There is, of course, nothing particularly remarkable—or lamentable—in the changing role of the different regions of the world. This has happened again and again. What is really striking is not the historical re-balancing of the different parts of the world, but the mess that Europe has managed to get into in the last decade or so, particularly over the last couple of years. There is a lot of discussion right now—appropriately enough—about how Europe is going to liberate itself from its financial disarray, economic misery, and political chaos. “What to do now” is certainly an important issue today, but “what not to do” is no less important in looking at Europe’s immediate past. This is so not just because past mistakes are relevant in deciding on what to do in Europe (even though what has been done cannot be readily undone—there is no automatic translation from past follies into present rectifications), but also because the negative lessons are essential if we are to avoid similar adversities in the rest of the world.
SO WHAT HAS GONE WRONG in Europe in recent years? I shall divide my analysis into three broad subjects: the challenge of European unity; the requirements of democracy; and the demands of sound economic policy. These are all related to each other, analytically as well as empirically.
The unification of Europe is an old dream. It is not quite as ancient as it is sometimes suggested—the dream is not of classical antiquity. Alexander and other ancient Greeks were less interested in chatting with Goths, Vikings, Angles, and Saxons than they were in conversing with ancient Iranians, Bactrians, and Indians, and Julius Caesar and Mark Antony identified more readily with ancient Egyptians than with Europeans located to the north of Rome. But Europe went through successive waves of cultural and political integration, greatly helped by the powerful spread of Christianity; and by 1464 King George of Poděbrady in Bohemia was talking about pan-European unity. He was followed by many others in the centuries to come, and by the eighteenth century, even George Washington wrote to the Marquis de La Fayette that “one day, on the model of the United States of America, a United States of Europe will come into being.”
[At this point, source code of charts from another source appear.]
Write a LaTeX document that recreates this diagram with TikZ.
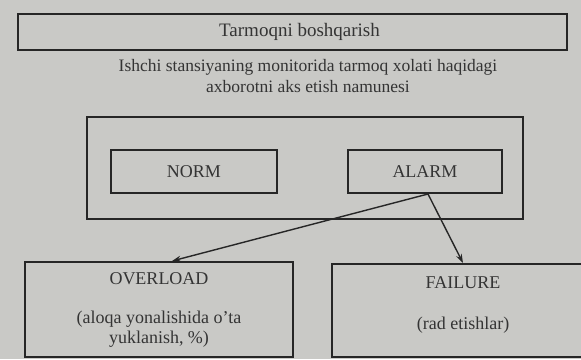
\documentclass[tikz,border=0pt]{standalone}
\usepackage{fontspec}
\setmainfont{Liberation Serif}
\usetikzlibrary{arrows.meta}
\definecolor{paper}{RGB}{201,201,198}
\definecolor{ink}{RGB}{38,38,38}
\definecolor{txt}{RGB}{52,52,52}
\tikzset{
  boxnode/.style={draw=ink, line width=2pt, rectangle, inner sep=0pt, text=txt,
    font=\fontsize{18}{20}\selectfont, align=center},
  plaintext/.style={text=txt, font=\fontsize{17.5}{21}\selectfont, align=center, inner sep=0pt},
  link/.style={draw=ink, line width=1.4pt, -{Stealth[length=9pt,width=6pt]}}
}
\begin{document}
\begin{tikzpicture}[x=1pt,y=-1pt]
\useasboundingbox (0,0) rectangle (581,359);
\clip (0,0) rectangle (581,359);
\fill[paper] (0,0) rectangle (581,359);
% title box
\node[boxnode, minimum width=549pt, minimum height=36pt, font=\fontsize{19}{21}\selectfont] (title) at (292.5,31.5) {\hspace*{14pt}Tarmoqni boshqarish};
% caption
\node[plaintext] (cap) at (308,76.5) {Ishchi stansiyaning monitorida tarmoq xolati haqidagi\\axborotni aks etish namunesi};
% panel
\node[boxnode, minimum width=436pt, minimum height=102pt] (panel) at (305,168) {};
\node[boxnode, minimum width=166pt, minimum height=43pt] (norm) at (194,171.5) {NORM};
\node[boxnode, minimum width=154pt, minimum height=43pt] (alarm) at (425,171.5) {ALARM};
% bottom boxes
\node[boxnode, minimum width=268pt, minimum height=95pt] (ovl) at (159,309.5)
  {OVERLOAD\\[19pt](aloqa yonalishida o'ta\\yuklanish, \%)};
\node[boxnode, minimum width=262pt, minimum height=93pt] (fail) at (463,310.5)
  {FAILURE\\[21pt](rad etishlar)\\[-12pt]\strut};
% arrows
\coordinate (src) at ([xshift=3pt]alarm.south);
\draw[link] (src) -- ([xshift=13pt]ovl.north);
\draw[link] (src) -- (fail.north);
\end{tikzpicture}
\end{document}
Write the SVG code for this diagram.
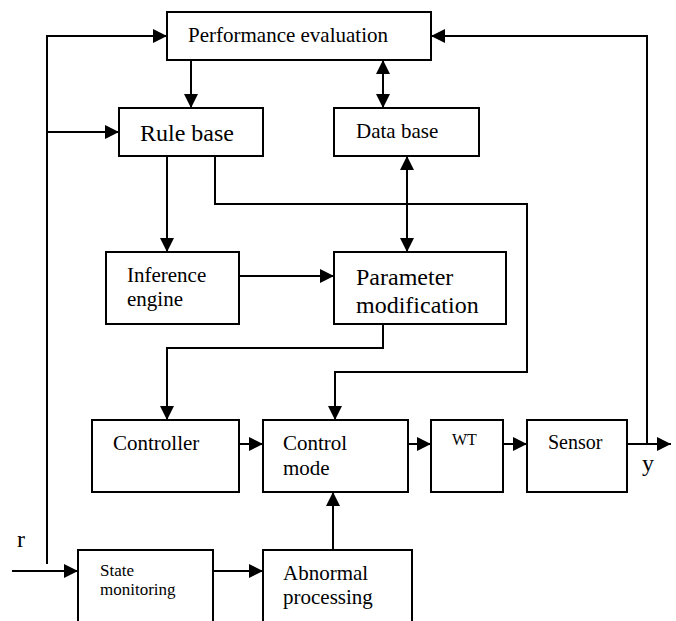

But it was the terrible sequence of the two World Wars in the twentieth century, with its floods of European blood, which firmly established the urgent need for political unity in Europe. As Auden wrote in early 1939, on the eve of World War II:
In the nightmare of the dark
All the dogs of Europe bark,
And the living nations wait,
Each sequestered in its hate.
The events that followed only confirmed the poet’s worst expectations. The terrible fear of a repeat of what European countries had seen in the World Wars continued to haunt a great many Europeans. It is important in this context to appreciate that the movement for European unification began as a crusade for political unity, rather than for financial unification and a common currency.